• THE REQUEST
Give an exact copy of every line, leaving images out.

• DATA EXCERPT
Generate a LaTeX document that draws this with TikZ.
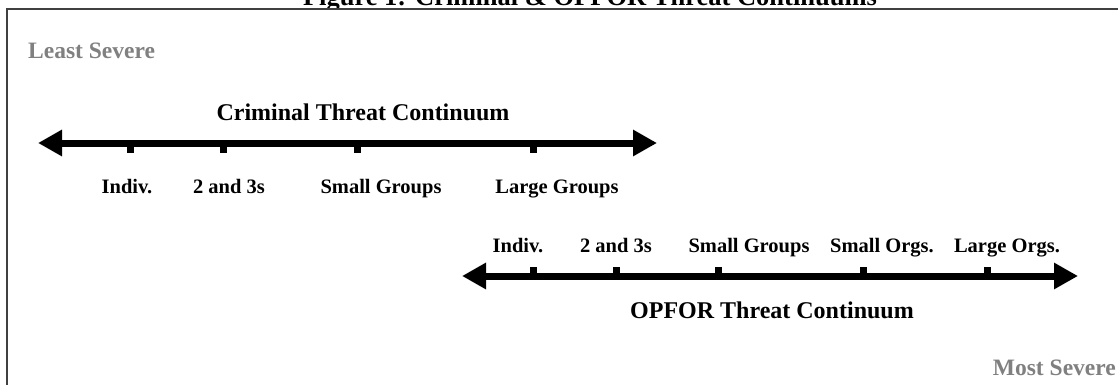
\documentclass[tikz,border=0pt]{standalone}
\usepackage{fontspec}
\setmainfont{Liberation Serif}
\usetikzlibrary{arrows.meta}
\definecolor{framegray}{HTML}{404040}
\definecolor{sevgray}{HTML}{808080}
\tikzset{
  axisline/.style={line width=7pt, {Triangle[length=24pt,width=25pt]}-{Triangle[length=24pt,width=25pt]}},
  tickmark/.style={fill=black},
  lbl/.style={inner sep=0pt, anchor=base, font=\fontsize{20.5}{24}\selectfont\bfseries},
  ttl/.style={inner sep=0pt, anchor=base, font=\fontsize{24}{28}\selectfont\bfseries},
  sev/.style={inner sep=0pt, anchor=base west, text=sevgray, font=\fontsize{23.5}{28}\selectfont\bfseries},
  frameline/.style={draw=framegray, line width=2pt}
}
\begin{document}
\begin{tikzpicture}[x=1pt,y=-1pt]
\useasboundingbox (0,0) rectangle (1118,385);
\fill[white] (0,0) rectangle (1118,385);
% cut-off figure title
\begin{scope}
\clip (0,0) rectangle (1118,8);
\node[ttl, font=\fontsize{26.5}{30}\selectfont\bfseries] (figtitle) at (590,5.5) {Figure 1: Criminal \& OPFOR Threat Continuums};
\end{scope}
% frame
\coordinate (fTL) at (7,9.5);
\coordinate (fTR) at (1118,9.5);
\coordinate (fBL) at (7,385);
\draw[frameline] (fTR) -- (fTL) -- (fBL);
% severity labels
\node[sev] (least) at (28,59) {Least Severe};
\node[sev, anchor=base east] (most) at (1116,375) {Most Severe};
% criminal continuum
\node[ttl] (crimtitle) at (363,121) {Criminal Threat Continuum};
\coordinate (cL) at (38,143);
\coordinate (cR) at (657,143);
\draw[axisline] (cL) -- (cR);
\foreach \x in {130.5,223,357,533}{
  \fill[tickmark] (\x-3.5,143) rectangle (\x+3.5,153);
}
\node[lbl] (c1) at (127,193) {Indiv.};
\node[lbl] (c2) at (229,193) {2 and 3s};
\node[lbl] (c3) at (381,193) {Small Groups};
\node[lbl] (c4) at (557,193) {Large Groups};
% OPFOR continuum
\coordinate (oL) at (462,276);
\coordinate (oR) at (1078,276);
\draw[axisline] (oL) -- (oR);
\foreach \x in {533,616,718,863,987}{
  \fill[tickmark] (\x-3.5,267) rectangle (\x+3.5,276);
}
\node[lbl] (o1) at (518,252) {Indiv.};
\node[lbl] (o2) at (616,252) {2 and 3s};
\node[lbl] (o3) at (749,252) {Small Groups};
\node[lbl] (o4) at (882,252) {Small Orgs.};
\node[lbl] (o5) at (1007,252) {Large Orgs.};
\node[ttl] (optitle) at (772,318) {OPFOR Threat Continuum};
\end{tikzpicture}
\end{document}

• SOLUTION FOR THIS PROBLEM
Generate a LaTeX document that draws this with TikZ.
\documentclass[tikz,border=0pt]{standalone}
\usepackage{fontspec}
\setmainfont{Liberation Serif}
\usetikzlibrary{arrows.meta}
\definecolor{framegray}{HTML}{404040}
\definecolor{sevgray}{HTML}{808080}
\tikzset{
  axisline/.style={line width=7pt, {Triangle[length=24pt,width=25pt]}-{Triangle[length=24pt,width=25pt]}},
  tickmark/.style={fill=black},
  lbl/.style={inner sep=0pt, anchor=base, font=\fontsize{20.5}{24}\selectfont\bfseries},
  ttl/.style={inner sep=0pt, anchor=base, font=\fontsize{24}{28}\selectfont\bfseries},
  sev/.style={inner sep=0pt, anchor=base west, text=sevgray, font=\fontsize{23.5}{28}\selectfont\bfseries},
  frameline/.style={draw=framegray, line width=2pt}
}
\begin{document}
\begin{tikzpicture}[x=1pt,y=-1pt]
\useasboundingbox (0,0) rectangle (1118,385);
\fill[white] (0,0) rectangle (1118,385);
% cut-off figure title
\begin{scope}
\clip (0,0) rectangle (1118,8);
\node[ttl, font=\fontsize{26.5}{30}\selectfont\bfseries] (figtitle) at (590,5.5) {Figure 1: Criminal \& OPFOR Threat Continuums};
\end{scope}
% frame
\coordinate (fTL) at (7,9.5);
\coordinate (fTR) at (1118,9.5);
\coordinate (fBL) at (7,385);
\draw[frameline] (fTR) -- (fTL) -- (fBL);
% severity labels
\node[sev] (least) at (28,59) {Least Severe};
\node[sev, anchor=base east] (most) at (1116,375) {Most Severe};
% criminal continuum
\node[ttl] (crimtitle) at (363,121) {Criminal Threat Continuum};
\coordinate (cL) at (38,143);
\coordinate (cR) at (657,143);
\draw[axisline] (cL) -- (cR);
\foreach \x in {130.5,223,357,533}{
  \fill[tickmark] (\x-3.5,143) rectangle (\x+3.5,153);
}
\node[lbl] (c1) at (127,193) {Indiv.};
\node[lbl] (c2) at (229,193) {2 and 3s};
\node[lbl] (c3) at (381,193) {Small Groups};
\node[lbl] (c4) at (557,193) {Large Groups};
% OPFOR continuum
\coordinate (oL) at (462,276);
\coordinate (oR) at (1078,276);
\draw[axisline] (oL) -- (oR);
\foreach \x in {533,616,718,863,987}{
  \fill[tickmark] (\x-3.5,267) rectangle (\x+3.5,276);
}
\node[lbl] (o1) at (518,252) {Indiv.};
\node[lbl] (o2) at (616,252) {2 and 3s};
\node[lbl] (o3) at (749,252) {Small Groups};
\node[lbl] (o4) at (882,252) {Small Orgs.};
\node[lbl] (o5) at (1007,252) {Large Orgs.};
\node[ttl] (optitle) at (772,318) {OPFOR Threat Continuum};
\end{tikzpicture}
\end{document}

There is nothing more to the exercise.